1. sarah “a caribou in every pot and an oil well in every driveway” palin’s future campaign manager, chip “the magic moron” saltsman, in another demonstration of palin’s awesome potential to pump a certain irredeemable somebody’s blog right through the stratosphere, attempted to buy bam-o’s senate seat from blago with a bootleg copy of bozo’s cd, Songs to Britney Yourself By. then he tried to buy the republican national committee chair with a cd called Songs To Get Yourself a Lot of Cheap Publicity, Fast, By. then he tried to buy a pig wearing versace lipstick. then he tried to buy a weekend with The Thing That Works on Wall Street. “sold. throw in a copy of the White Album, and she’ll keep the bag over her head.”

2. barack “the magic donor list” obama spent christmas in hawaii, thousands of miles from rod “blagojevich” blagojevich and his totally believable, air-tight alibi. then he opened presents with his family. then he snuck out to the garage to fire up a loosey. then he took a few hits in the press room. “uh, look. it’s christmas. candy, cookies, and cakes everywhere. this is just an appetite suppressant. how do you think i maintain these abs?” then he took off his shirt. then oprah’s sun glasses steamed over. then katie couric’s tv lens steamed over. then hillary’s bifocals steamed over. “those should be my abs. i won new hampshire! i won indiana! i won south dakota!”

3. secretary of state condoleeza “you’d think with a name like mine, i would have been called condom-sleazer in school, but ironically, i wasn’t” rice, who could have a boyfriend if she wanted one, defended her boss, lame-duck blog fodder george “if the shoe fits, wear it!” bush. “someday, you’ll thank him. you’ll thank him for showing you what eight years of jimmy carter would have looked like. you’ll thank him for flushing your 401k down a mortgaged chinese toilet at wal-mart. you’ll thank him for keeping john mccain out of the white house.”

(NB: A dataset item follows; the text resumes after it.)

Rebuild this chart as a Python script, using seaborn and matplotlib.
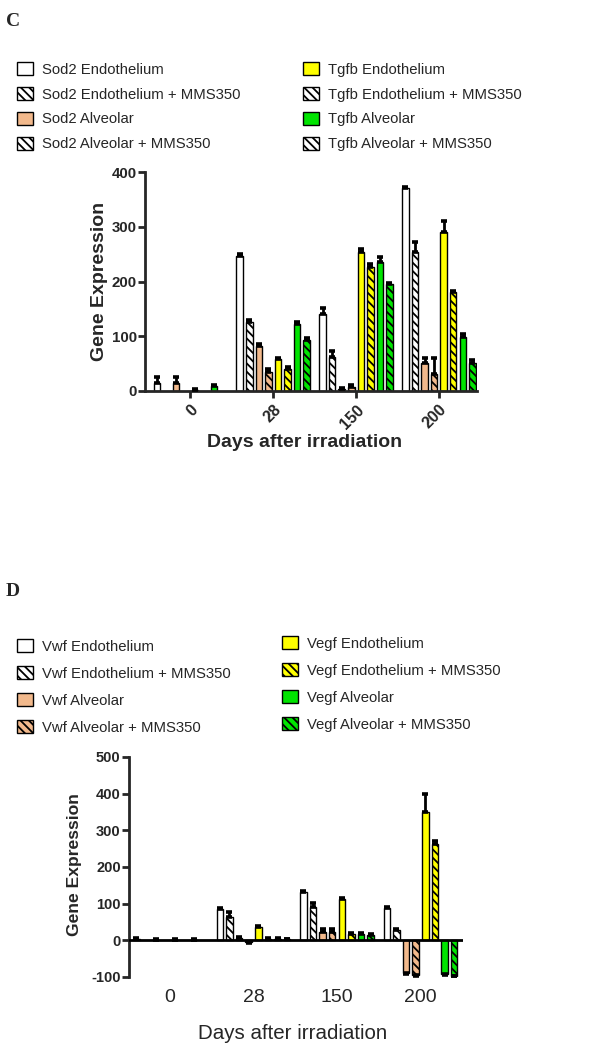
import numpy as np
import pandas as pd
import matplotlib.pyplot as plt
import seaborn as sns
from matplotlib.patches import Patch

# ---- data ----
days = ['0', '28', '150', '200']

c_series = ['Sod2 Endothelium', 'Sod2 Endothelium + MMS350',
            'Sod2 Alveolar', 'Sod2 Alveolar + MMS350',
            'Tgfb Endothelium', 'Tgfb Endothelium + MMS350',
            'Tgfb Alveolar', 'Tgfb Alveolar + MMS350']
sod2_endo = [14, 246, 141, 370]
sod2_endo_mms = [np.nan, 126, 62, 254]
sod2_alv = [15, 83, 4, 52]
sod2_alv_mms = [np.nan, 34, 8, 31]
tgfb_endo = [2, 59, 254, 290]
tgfb_endo_mms = [np.nan, 40, 227, 180]
tgfb_alv = [9, 123, 236, 99]
tgfb_alv_mms = [np.nan, 93, 196, 52]
c_err = [[12, 4, 11, 3], [0, 3, 11, 19], [11, 3, 2, 8], [0, 6, 3, 29],
         [2, 2, 5, 21], [0, 3, 5, 3], [2, 3, 8, 5], [0, 3, 2, 5]]

d_series = ['Vwf Endothelium', 'Vwf Endothelium + MMS350',
            'Vwf Alveolar', 'Vwf Alveolar + MMS350',
            'Vegf Endothelium', 'Vegf Endothelium + MMS350',
            'Vegf Alveolar', 'Vegf Alveolar + MMS350']
vwf_endo = [4, 86, 132, 87]
vwf_endo_mms = [np.nan, 65, 90, 29]
vwf_alv = [1, 6, 24, -89]
vwf_alv_mms = [np.nan, -4, 22, -94]
vegf_endo = [1, 36, 113, 349]
vegf_endo_mms = [np.nan, 5, 18, 264]
vegf_alv = [2, 4, 18, -93]
vegf_alv_mms = [np.nan, 3, 14, -96]
d_err = [[2, 2, 3, 3], [0, 11, 12, 3], [2, 2, 8, 2], [0, 2, 10, 2],
         [2, 3, 2, 50], [0, 2, 2, 6], [2, 2, 2, 2], [0, 2, 2, 2]]

fills = ['white', 'white', '#F2B98C', '#F2B98C', '#FFFF00', '#FFFF00', '#00E400', '#00E400']
hatched = [False, True, False, True, False, True, False, True]

c_df = pd.DataFrame({
    'day': np.repeat(days, 8),
    'series': c_series * 4,
    'value': np.array([sod2_endo, sod2_endo_mms, sod2_alv, sod2_alv_mms,
                       tgfb_endo, tgfb_endo_mms, tgfb_alv, tgfb_alv_mms]).T.ravel(),
}).dropna()
d_df = pd.DataFrame({
    'day': np.repeat(days, 8),
    'series': d_series * 4,
    'value': np.array([vwf_endo, vwf_endo_mms, vwf_alv, vwf_alv_mms,
                       vegf_endo, vegf_endo_mms, vegf_alv, vegf_alv_mms]).T.ravel(),
}).dropna()

sns.set_style('ticks')
plt.rcParams['font.family'] = ['Liberation Sans', 'DejaVu Sans']
plt.rcParams['hatch.linewidth'] = 1.3
plt.rcParams['axes.unicode_minus'] = False

fig = plt.figure(figsize=(5.97, 10.5), dpi=100)
W, H = 597, 1050

BAR_W = 0.923
HATCH = '\\\\\\\\'


def draw_bars(ax, df, series, err):
    sns.barplot(data=df, x='day', y='value', hue='series', order=days,
                hue_order=series, palette=fills, saturation=1, width=BAR_W,
                gap=0.32, edgecolor='black', linewidth=1, errorbar=None,
                legend=False, ax=ax, zorder=2)
    slot = BAR_W / 8
    for bar in ax.patches:
        cx = bar.get_x() + bar.get_width() / 2
        g = int(round(cx))
        k = int(round((cx - g + BAR_W / 2 - slot / 2) / slot))
        if hatched[k]:
            bar.set_hatch(HATCH)
        h = bar.get_height()
        e = err[k][g]
        if e > 0:
            yerr = [[0], [e]] if h >= 0 else [[e], [0]]
            ax.errorbar(cx, h, yerr=yerr, fmt='none', ecolor='black',
                        elinewidth=2, capsize=2.3, capthick=2.6, zorder=3)


def legend_col(labels, colors, hatches, x, y, spacing, fs=10.7):
    handles = [Patch(facecolor=c, edgecolor='black', linewidth=1,
                     hatch=HATCH if h else None) for c, h in zip(colors, hatches)]
    fig.legend(handles, labels, loc='upper left', bbox_to_anchor=(x / W, 1 - y / H),
               frameon=False, borderpad=0, borderaxespad=0, fontsize=fs,
               handlelength=1.1, handleheight=1.0, handletextpad=0.6,
               labelspacing=spacing)


# ---------------- panel C ----------------
fig.text(6 / W, 1 - 26 / H, 'C', family='Liberation Serif', weight='bold', fontsize=14)
legend_col(c_series[:4], ['white', 'white', '#F2B98C', 'white'],
           [False, True, False, True], 17, 62, 0.68)
legend_col(c_series[4:], ['#FFFF00', 'white', '#00E400', 'white'],
           [False, True, False, True], 303, 62, 0.68)

ax1 = fig.add_axes([145 / W, (H - 391) / H, 332 / W, 219 / H])
draw_bars(ax1, c_df, c_series, c_err)
ax1.set_ylim(0, 400)
ax1.set_xlim(-0.547, 3.46)
ax1.set_yticks([0, 100, 200, 300, 400])
sns.despine(ax=ax1)
for s in ['left', 'bottom']:
    ax1.spines[s].set_linewidth(2)
ax1.tick_params(axis='y', length=5, width=2, labelsize=10.8, pad=1)
ax1.tick_params(axis='x', length=5, width=2, labelsize=11.5, pad=3)
for t in ax1.get_yticklabels():
    t.set_fontweight('bold')
for t in ax1.get_xticklabels():
    t.set_fontweight('bold')
    t.set_rotation(45)
    t.set_ha('right')
    t.set_va('top')
    t.set_rotation_mode('anchor')
ax1.set_xlabel('Days after irradiation', fontsize=14, fontweight='bold')
ax1.xaxis.set_label_coords(0.48, -0.195)
ax1.set_ylabel('Gene Expression', fontsize=14, fontweight='bold')
ax1.yaxis.set_label_coords(-0.112, 0.5)

# ---------------- panel D ----------------
fig.text(6 / W, 1 - 596 / H, 'D', family='Liberation Serif', weight='bold', fontsize=14)
legend_col(d_series[:4], fills[:4], hatched[:4], 17, 639, 0.82)
legend_col(d_series[4:], fills[4:], hatched[4:], 282, 636, 0.82)

ax2 = fig.add_axes([129 / W, (H - 977) / H, 334 / W, 220 / H])
draw_bars(ax2, d_df, d_series, d_err)
ax2.set_ylim(-100, 500)
ax2.set_xlim(-0.491, 3.509)
ax2.set_yticks([-100, 0, 100, 200, 300, 400, 500])
sns.despine(ax=ax2, bottom=True)
ax2.spines['left'].set_linewidth(2)
ax2.axhline(0, color='black', lw=2, zorder=4)
ax2.tick_params(axis='y', length=5, width=2, labelsize=10.5, pad=1)
ax2.tick_params(axis='x', length=0, labelsize=14, pad=9)
for t in ax2.get_yticklabels():
    t.set_fontweight('bold')
ax2.set_xlabel('Days after irradiation', fontsize=14.8)
ax2.xaxis.set_label_coords(0.49, -0.215)
ax2.set_ylabel('Gene Expression', fontsize=12.6, fontweight='bold')
ax2.yaxis.set_label_coords(-0.14, 0.51)

fig.savefig('out.png', dpi=100, facecolor='white')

http://www.cnn.com/2008/POLITICS/12/28/rice.administration/index.html

4. radio-based blogger rust limp paw defended chip “the dip” saltsman’s use of a paul shanklin “song” that makes unfavorable allusions to the beloved, melamine-“free” chinese stuffed toy, Puff the Magic Dragon. “remember—your haters make you famous. for example, if it weren’t for me, no one would have ever heard of hillary clinton. this cd will get saltsman more email adresses and facebook donors than a barrel of aborted babies and a truckload of inflatable sarah palin dolls put together. i just wish i’d play it first. oh, wait, i did.”

 

5. obama girl caroline kennedy, who has never done anything useful in her life beyond wearing diamond necklaces onstage at the kennedy center for the performing arts, is the front-runner to replace hillary “18 million splats against the glass ceiling” clinton as junior senator from new york. “all i want is what’s coming to me. all i want is my fair share.” then she made some new friends in the new york press corps. “do you write for cosmo? do you writer for oprah? do you write for playgirl?” then she explained her qualifications for holding elected office without actually standing for election. “bloomberg represents israel. cuomo represents italy. i say, it’s about time somebody represented massachusetts. lieberman uber alles!”